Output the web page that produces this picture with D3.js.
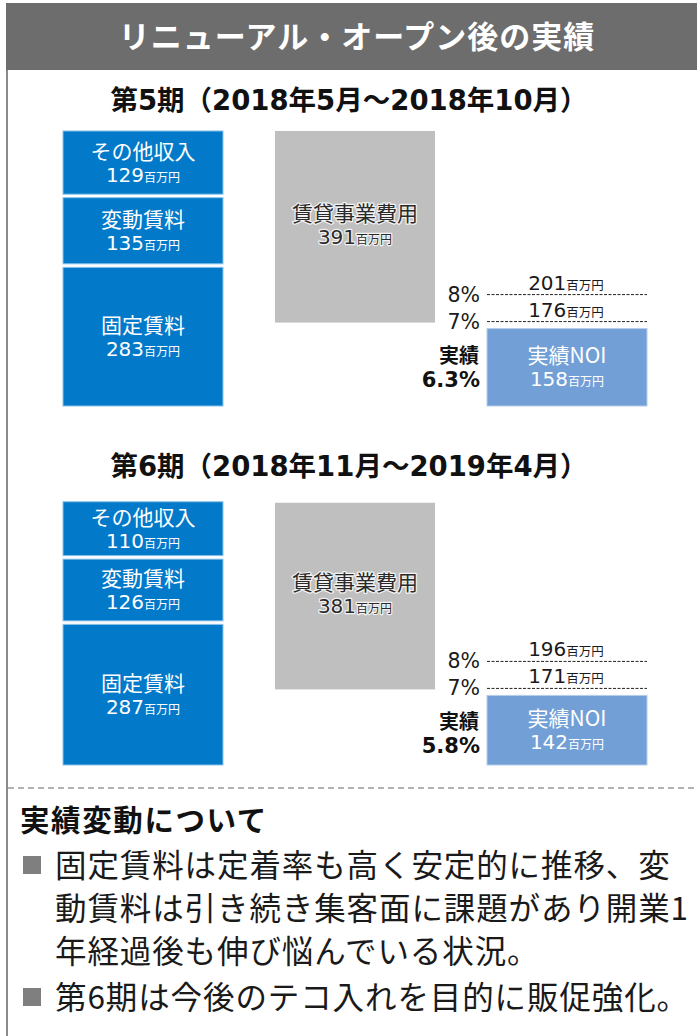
<!DOCTYPE html>
<html>
<head>
<meta charset="utf-8">
<script src="https://cdn.jsdelivr.net/npm/d3@7"></script>
<style>
  html, body { margin: 0; padding: 0; background: #fff; }
  svg { display: block; }
</style>
</head>
<body>
<div id="chart"></div>
<script>
// Chart data
const titleText = "リニューアル・オープン後の実績";
const periodLabels = ["第5期（2018年5月～2018年10月）", "第6期（2018年11月～2019年4月）"];
const revenueCategories = ["その他収入", "変動賃料", "固定賃料"];
const revenueValues = [[129, 135, 283], [110, 126, 287]];
const expenseLabel = "賃貸事業費用";
const expenseValues = [391, 381];
const noiLabel = "実績NOI";
const noiValues = [158, 142];
const thresholdLabels = ["8%", "7%"];
const thresholdValues = [[201, 176], [196, 171]];
const actualLabel = "実績";
const actualYields = ["6.3%", "5.8%"];
const unitLabel = "百万円";
const notesHeading = "実績変動について";
const notesLines = [
    ["固定賃料は定着率も高く安定的に推移、変", "動賃料は引き続き集客面に課題があり開業1", "年経過後も伸び悩んでいる状況。"],
    ["第6期は今後のテコ入れを目的に販促強化。"]
];

// Layout
const WIDTH = 697, HEIGHT = 1036;
const JP = "'Noto Sans CJK JP', sans-serif";
const NUM = "'DejaVu Sans', 'Noto Sans CJK JP', sans-serif";
const BLUE = "#0279c9";
const NOI_BLUE = "#729fd6";
const GREY_BAR = "#bfbfbf";
const panelTops = [0, 366];   // vertical offset of each period panel
const baseY = 406;            // bottom of bars in the first panel
const GAP = 3.5;

const svg = d3.select("#chart").append("svg")
    .attr("width", WIDTH)
    .attr("height", HEIGHT);

// Frame: title bar + left rule
svg.append("line")
    .attr("x1", 7).attr("x2", 7).attr("y1", 60).attr("y2", HEIGHT)
    .attr("stroke", "#8a8a8a").attr("stroke-width", 2);

svg.append("rect")
    .attr("x", 6).attr("y", 3).attr("width", WIDTH - 6).attr("height", 67)
    .attr("fill", "#6d6d6d");

svg.append("text")
    .attr("x", 357).attr("y", 48)
    .attr("text-anchor", "middle")
    .attr("font-family", JP).attr("font-weight", "bold")
    .attr("font-size", 31).attr("letter-spacing", 1)
    .attr("fill", "#fff")
    .text(titleText);

// Scales shared by both panels
const x = d3.scaleBand()
    .domain(["revenue", "expense", "noi"])
    .range([63, 647])
    .paddingInner(52 / 212);

const h = d3.scaleLinear().domain([0, 600]).range([0, 294]);

function numberWithUnit(sel, value, numSize, unitSize) {
    sel.append("tspan").attr("font-family", NUM).attr("font-size", numSize).text(value);
    sel.append("tspan").attr("font-family", JP).attr("font-size", unitSize).text(unitLabel);
}

function drawLabel(g, cx, cy, label, value, fill, halo) {
    const t = g.append("g").attr("text-anchor", "middle").attr("fill", fill);
    t.append("text")
        .attr("x", cx).attr("y", cy - 4)
        .attr("font-family", JP).attr("font-size", 21)
        .text(label);
    const n = t.append("text")
        .attr("x", cx).attr("y", cy + 19);
    numberWithUnit(n, value, 20, 12);
    if (halo) {
        t.selectAll("text")
            .attr("stroke", halo).attr("stroke-width", 2.5)
            .attr("paint-order", "stroke").attr("stroke-linejoin", "round");
    }
}

periodLabels.forEach((period, i) => {
    const off = panelTops[i];
    const base = baseY + off + (i === 1 ? -7 : 0);
    const g = svg.append("g");

    g.append("text")
        .attr("x", 349).attr("y", 110 + off)
        .attr("text-anchor", "middle")
        .attr("font-family", NUM).attr("font-weight", "bold")
        .attr("font-size", 27.5).attr("fill", "#111")
        .text(period);

    // Revenue stack, fixed rent at the bottom
    let cursor = base;
    const blocks = revenueCategories.map((c, k) => ({ c, v: revenueValues[i][k] }));
    blocks.slice().reverse().forEach(b => {
        b.y1 = cursor;
        b.y0 = cursor - h(b.v);
        cursor = b.y0 - GAP;
    });

    g.selectAll("rect.revenue")
        .data(blocks)
        .join("rect")
        .attr("class", "revenue")
        .attr("x", x("revenue"))
        .attr("y", d => d.y0)
        .attr("width", x.bandwidth())
        .attr("height", d => d.y1 - d.y0)
        .attr("fill", BLUE)
        .attr("stroke", "#8cc3ea").attr("stroke-width", 1);

    blocks.forEach(b => {
        drawLabel(g, x("revenue") + x.bandwidth() / 2, (b.y0 + b.y1) / 2, b.c, b.v, "#fff", null);
    });

    // NOI bar
    const noiTop = base - h(noiValues[i]);
    g.append("rect")
        .attr("x", x("noi")).attr("y", noiTop)
        .attr("width", x.bandwidth()).attr("height", base - noiTop)
        .attr("fill", NOI_BLUE)
        .attr("stroke", "#b5cdea").attr("stroke-width", 1);
    drawLabel(g, x("noi") + x.bandwidth() / 2, (noiTop + base) / 2, noiLabel, noiValues[i], "#fff", null);

    // Expense bar, sitting above NOI
    const expBottom = noiTop - 6;
    const expTop = expBottom - h(expenseValues[i]);
    g.append("rect")
        .attr("x", x("expense")).attr("y", expTop)
        .attr("width", x.bandwidth()).attr("height", expBottom - expTop)
        .attr("fill", GREY_BAR);
    drawLabel(g, x("expense") + x.bandwidth() / 2, (expTop + expBottom) / 2 - 2, expenseLabel, expenseValues[i], "#2a2a2a", "#f2f2f2");

    // Yield threshold rows
    const ty = d3.scalePoint().domain(thresholdLabels).range([noiTop - 34, noiTop - 7]);
    thresholdLabels.forEach((lab, k) => {
        const yy = ty(lab);
        g.append("line")
            .attr("x1", x("noi")).attr("x2", x("noi") + x.bandwidth())
            .attr("y1", yy).attr("y2", yy)
            .attr("stroke", "#222").attr("stroke-width", 1)
            .attr("stroke-dasharray", "3,1.5");
        g.append("text")
            .attr("x", 480).attr("y", yy + 7)
            .attr("text-anchor", "end")
            .attr("font-family", NUM).attr("font-size", 20.5).attr("fill", "#1a1a1a")
            .text(lab);
        const v = g.append("text")
            .attr("x", 566).attr("y", yy - 5)
            .attr("text-anchor", "middle").attr("fill", "#1a1a1a");
        numberWithUnit(v, thresholdValues[i][k], 20, 12.5);
    });

    g.append("text")
        .attr("x", 479).attr("y", noiTop + 34)
        .attr("text-anchor", "end")
        .attr("font-family", JP).attr("font-weight", "bold")
        .attr("font-size", 20).attr("fill", "#111")
        .text(actualLabel);
    g.append("text")
        .attr("x", 480).attr("y", noiTop + 58)
        .attr("text-anchor", "end")
        .attr("font-family", NUM).attr("font-weight", "bold")
        .attr("font-size", 21).attr("fill", "#111")
        .text(actualYields[i]);
});

// Notes section
svg.append("line")
    .attr("x1", 8).attr("x2", WIDTH).attr("y1", 788).attr("y2", 788)
    .attr("stroke", "#9a9a9a").attr("stroke-width", 1.5)
    .attr("stroke-dasharray", "6,4");

svg.append("text")
    .attr("x", 20).attr("y", 831)
    .attr("font-family", JP).attr("font-weight", "bold")
    .attr("font-size", 29.5).attr("letter-spacing", 1.6).attr("fill", "#111")
    .text(notesHeading);

let lineY = 877;
notesLines.forEach(para => {
    svg.append("rect")
        .attr("x", 23).attr("y", lineY - 21)
        .attr("width", 18).attr("height", 18)
        .attr("fill", "#7f7f7f");
    para.forEach((line, k) => {
        svg.append("text")
            .attr("x", 55).attr("y", lineY)
            .attr("font-family", JP).attr("font-size", 31.5)
            .attr("letter-spacing", 0.9).attr("fill", "#1a1a1a")
            .text(line);
        lineY += k === para.length - 1 ? 46 : 43;
    });
});
</script>
</body>
</html>
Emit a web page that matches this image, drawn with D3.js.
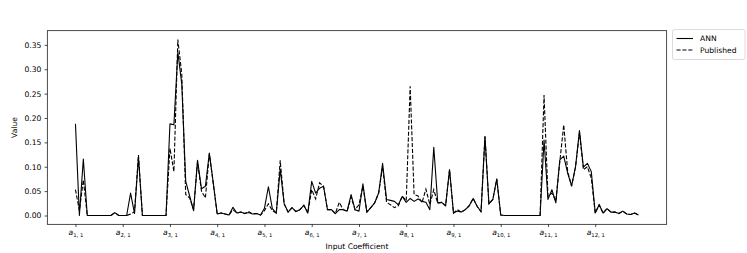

----

Written task
Search the records above for "page". Copy each line where it is found.

Output of the task
Output the web page that produces this picture with D3.js.
Emit a web page that matches this image, drawn with D3.js.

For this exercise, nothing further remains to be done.